In previous articles, I presented the system architecture components which comprise a modern information management system architecture, as well as Examples as to where companies use Big Data technology and Poor reasons for adopting “Big Data”.
Tying these articles together, where would we best place a “Big data” solution component in the overall architecture?
The obvious choices at the moment, in my opinion, are as:-
1. The Enterprise Data Hub – Here using the Hadoop Distributed File System (HDFS) on cheap commodity hardware makes a lot of sense to store all of the data source information in unadulterated form. Alternatives such as using a traditional relational database or undistributed filesystems fail due to either cost or retrieval performance. Concerns around security can be removed by ensuring that end users do not have direct access to the enterprise data hub, and that administrators who have to have access have been security checked, and that they can only work in a secured environment which prevents data loss.
2. To hold warm data in a data archive. The benefits here are that by moving data that is rarely used but still would benefit from being online to the Hadoop Distributed File System (HDFS), you are moving the data in your enterprise data warehouse from expensive primary storage to cheap commodity storage, and improving performance in your enterprise data warehouse.
The main problems with replacing your Enterprise Data Warehouse with a “Big Data” or NoSQL solution are:-
- A lot of the consuming systems are not geared up yet to fully integrate with “Big Data” filesystems and especially the NoSQL databases.
- “Big Data” filesystems such as HDFS support sequential file access i.e. a consuming system has to read the entire file from start to finish, rather than random access, which allows a consuming system to access a particular entry in the file. The consequence of this is that this provides relatively poor query performance.

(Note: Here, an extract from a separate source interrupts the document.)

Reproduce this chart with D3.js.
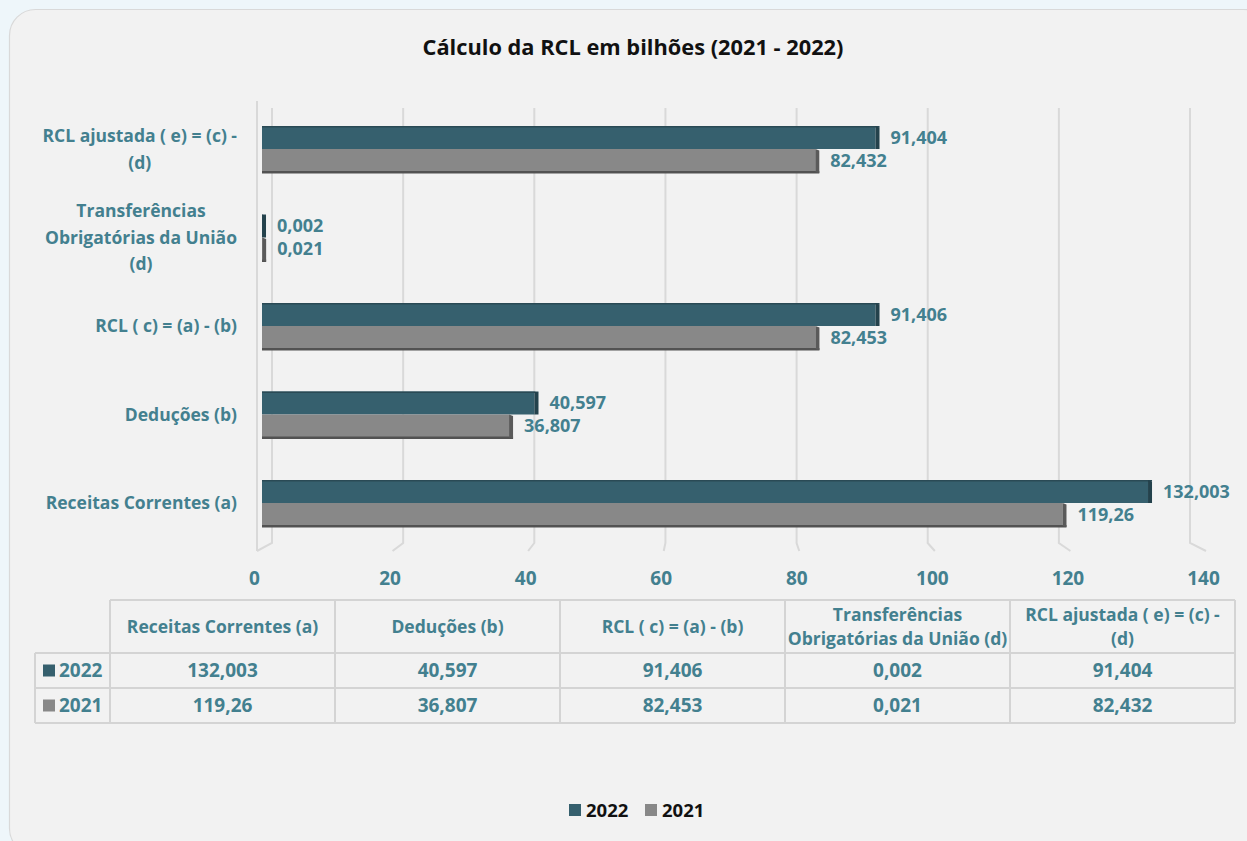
<!DOCTYPE html>
<html>
<head>
<meta charset="utf-8">
<script src="https://cdn.jsdelivr.net/npm/d3@7"></script>
<style>
  html, body { margin: 0; padding: 0; background: #eef6fa; }
  svg { display: block; font-family: "Open Sans", Lato, sans-serif; }
</style>
</head>
<body>
<svg id="chart" width="1247" height="841"></svg>
<script>
// Chart data
const title = "Cálculo da RCL em bilhões (2021 - 2022)";
const categories = [
  "Receitas Correntes (a)",
  "Deduções (b)",
  "RCL ( c) = (a) - (b)",
  "Transferências Obrigatórias da União (d)",
  "RCL ajustada ( e) = (c) - (d)"
];
// Axis labels wrap like this inside the plot
const categoryLines = [
  ["Receitas Correntes (a)"],
  ["Deduções (b)"],
  ["RCL ( c) = (a) - (b)"],
  ["Transferências", "Obrigatórias da União", "(d)"],
  ["RCL ajustada ( e) = (c) -", "(d)"]
];
// Table header wrapping
const headerLines = [
  ["Receitas Correntes (a)"],
  ["Deduções (b)"],
  ["RCL ( c) = (a) - (b)"],
  ["Transferências", "Obrigatórias da União (d)"],
  ["RCL ajustada ( e) = (c) -", "(d)"]
];
const seriesNames = ["2022", "2021"];
const values2022 = [132.003, 40.597, 91.406, 0.002, 91.404];
const values2021 = [119.26, 36.807, 82.453, 0.021, 82.432];
const labels2022 = ["132,003", "40,597", "91,406", "0,002", "91,404"];
const labels2021 = ["119,26", "36,807", "82,453", "0,021", "82,432"];
const xTicks = [0, 20, 40, 60, 80, 100, 120, 140];

const seriesColors = ["#36606e", "#888888"];
const textColor = "#43808f";
const fs = 17.5;     // text labels
const fsNum = 19;    // numbers
const fsBarLabel = 18;

const svg = d3.select("#chart");

// Panel
svg.append("rect")
  .attr("x", 9.5).attr("y", 9.5)
  .attr("width", 1260).attr("height", 845)
  .attr("rx", 26).attr("ry", 26)
  .attr("fill", "#f2f2f2").attr("stroke", "#d9d9d9").attr("stroke-width", 1.2);

svg.append("text")
  .attr("x", 633).attr("y", 55)
  .attr("text-anchor", "middle")
  .attr("font-weight", 700).attr("font-size", 21.8)
  .attr("fill", "#111")
  .text(title);

// Scales: back wall, front floor edge, and bar scale (perspective)
const xBack = d3.scaleLinear().domain([0, 140]).range([272, 1190]);
const xFront = d3.scaleLinear().domain([0, 140]).range([257, 1206]);
const xBar = d3.scaleLinear().domain([0, 140]).range([262, 1201.7]);

const yBand = d3.scaleBand()
  .domain(categories.slice().reverse())
  .range([104.75, 547.25])
  .paddingInner(0).paddingOuter(0);
const barH = 23;

// Gridlines on the back wall with floor diagonals
const grid = svg.append("g").attr("fill", "none").attr("stroke", "#d9d9d9").attr("stroke-width", 2);
grid.append("line")
  .attr("x1", xFront(0)).attr("x2", xFront(0))
  .attr("y1", 101).attr("y2", 551);
xTicks.forEach(t => {
  grid.append("path")
    .attr("d", `M${xBack(t)},108 L${xBack(t)},543 L${xFront(t)},551`);
});

// Axis tick labels
const axis = d3.axisBottom(xFront).tickValues(xTicks).tickSize(0).tickPadding(0)
  .tickFormat(d3.format("d"));
const axisG = svg.append("g").attr("transform", "translate(0,585)").call(axis);
axisG.select(".domain").remove();
axisG.selectAll("text")
  .attr("font-family", "'Open Sans', sans-serif")
  .attr("font-size", fsNum).attr("font-weight", 700)
  .attr("fill", textColor).attr("dy", 0).attr("dx", -3);

// Bars
const bars = svg.append("g");
const endFace = 5;
function drawBar(i, v, label, s) {
  const cat = categories[i];
  const y0 = yBand(cat) + yBand.bandwidth() / 2 - barH + s * barH;
  const x0 = xBar(0), x1 = xBar(v);
  const w = Math.max(0, x1 - x0);
  const main = seriesColors[s];
  const dark = s === 0 ? "#24424c" : "#5a5a5a";
  const g = bars.append("g");
  g.append("rect").attr("x", x0).attr("y", y0).attr("width", w).attr("height", barH).attr("fill", main);
  if (s === 0) {
    g.append("rect").attr("x", x0).attr("y", y0).attr("width", w + endFace - 1).attr("height", 1.5)
      .attr("fill", "#2a4a55");
  } else {
    g.append("rect").attr("x", x0).attr("y", y0 + barH - 1).attr("width", w + endFace - 1).attr("height", 2.5)
      .attr("fill", "#525252");
  }
  g.append("path")
    .attr("d", `M${x1},${y0} L${x1 + endFace - 1},${y0 + 1.5} L${x1 + endFace - 1},${y0 + barH + (s === 1 ? 1 : 0)} L${x1},${y0 + barH} Z`)
    .attr("fill", dark);
  svg.append("text")
    .attr("x", x1 + endFace + 10)
    .attr("y", y0 + barH / 2)
    .attr("dy", "0.36em")
    .attr("font-size", fsBarLabel).attr("font-weight", 700)
    .attr("fill", textColor)
    .text(label);
}
categories.forEach((c, i) => {
  drawBar(i, values2022[i], labels2022[i], 0);
  drawBar(i, values2021[i], labels2021[i], 1);
});

// Category labels
const catG = svg.append("g");
categories.forEach((c, i) => {
  const lines = categoryLines[i];
  const cy = yBand(c) + yBand.bandwidth() / 2;
  const lh = 26.5;
  const t = catG.append("text")
    .attr("font-size", fs).attr("font-weight", 700).attr("fill", textColor)
    .attr("text-anchor", "middle");
  const spans = lines.map((ln, k) => t.append("tspan")
    .attr("y", cy + (k - (lines.length - 1) / 2) * lh)
    .attr("dy", "0.36em").text(ln));
  const maxW = d3.max(spans, sp => sp.node().getComputedTextLength());
  spans.forEach(sp => sp.attr("x", 237 - maxW / 2));
});

// Data table
const colX = d3.scaleBand().domain(categories).range([110, 1235]);
const rowY = [600, 653, 688, 723];
const tbl = svg.append("g");
const tStroke = "#d4d4d4";
// horizontal rules
tbl.append("line").attr("x1", 110).attr("x2", 1235).attr("y1", rowY[0]).attr("y2", rowY[0]);
[1, 2, 3].forEach(r => tbl.append("line").attr("x1", 35).attr("x2", 1235).attr("y1", rowY[r]).attr("y2", rowY[r]));
// vertical rules
tbl.append("line").attr("x1", 35).attr("x2", 35).attr("y1", rowY[1]).attr("y2", rowY[3]);
categories.forEach(c => tbl.append("line").attr("x1", colX(c)).attr("x2", colX(c)).attr("y1", rowY[0]).attr("y2", rowY[3]));
tbl.append("line").attr("x1", 1235).attr("x2", 1235).attr("y1", rowY[0]).attr("y2", rowY[3]);
tbl.selectAll("line").attr("stroke", tStroke).attr("stroke-width", 2);

categories.forEach((c, i) => {
  const cx = colX(c) + colX.bandwidth() / 2;
  const lines = headerLines[i];
  const t = tbl.append("text").attr("text-anchor", "middle")
    .attr("font-size", fs).attr("font-weight", 700).attr("fill", textColor);
  const midY = (rowY[0] + rowY[1]) / 2;
  lines.forEach((ln, k) => t.append("tspan").attr("x", cx)
    .attr("y", midY + (k - (lines.length - 1) / 2) * 24).attr("dy", "0.36em").text(ln));
  tbl.append("text").attr("x", cx).attr("y", (rowY[1] + rowY[2]) / 2).attr("dy", "0.36em")
    .attr("text-anchor", "middle").attr("font-size", fsNum).attr("font-weight", 700).attr("fill", textColor)
    .text(labels2022[i]);
  tbl.append("text").attr("x", cx).attr("y", (rowY[2] + rowY[3]) / 2).attr("dy", "0.36em")
    .attr("text-anchor", "middle").attr("font-size", fsNum).attr("font-weight", 700).attr("fill", textColor)
    .text(labels2021[i]);
});
seriesNames.forEach((name, s) => {
  const cy = (rowY[s + 1] + rowY[s + 2]) / 2;
  tbl.append("rect").attr("x", 43).attr("y", cy - 6).attr("width", 12).attr("height", 12).attr("fill", seriesColors[s]);
  tbl.append("text").attr("x", 59).attr("y", cy).attr("dy", "0.36em")
    .attr("font-size", fsNum).attr("font-weight", 700).attr("fill", textColor).text(name);
});

// Legend
const legend = svg.append("g");
const legendX = [569, 645];
seriesNames.forEach((name, s) => {
  legend.append("rect").attr("x", legendX[s]).attr("y", 804).attr("width", 12).attr("height", 12).attr("fill", seriesColors[s]);
  legend.append("text").attr("x", legendX[s] + 17).attr("y", 810).attr("dy", "0.36em")
    .attr("font-size", 18.5).attr("font-weight", 700).attr("fill", "#111").text(name);
});
</script>
</body>
</html>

If you have use cases where low latency query results is not a concern and you’re dealing with query result sets which can fit within available memory, then I’d recommend running a proof of concept to select between the following options in order of maturity:-
- Apache HIVE – This was the original way to query data held in HDFS using SQL-type syntax for high latency batch processing and will shortly be improved to use a new underlying technology called Apache Spark which will allow low latency near real-time querying. This is worth looking at if you need to incorporate programs which were written against Big Data sources prior to the other solutions becoming available.
- Cloudera Impala– is ANSI SQL92 standard compliant, has wide support from non-Big Data vendors and has been available for a comparitively long time.
- Apache Spark will also allow low latency SQL access but due to it’s relative immaturity, it offers less integration with non-Big Data vendor tools at this point in time.
- Apache Drill is another Apache project to keep a close track of, as it’s capable of providing SQL2003 compatible access to Big Data and NoSQL databases, and is sponsored by MapR, Drill has gained certification from Microstrategy (an established business intelligence provider).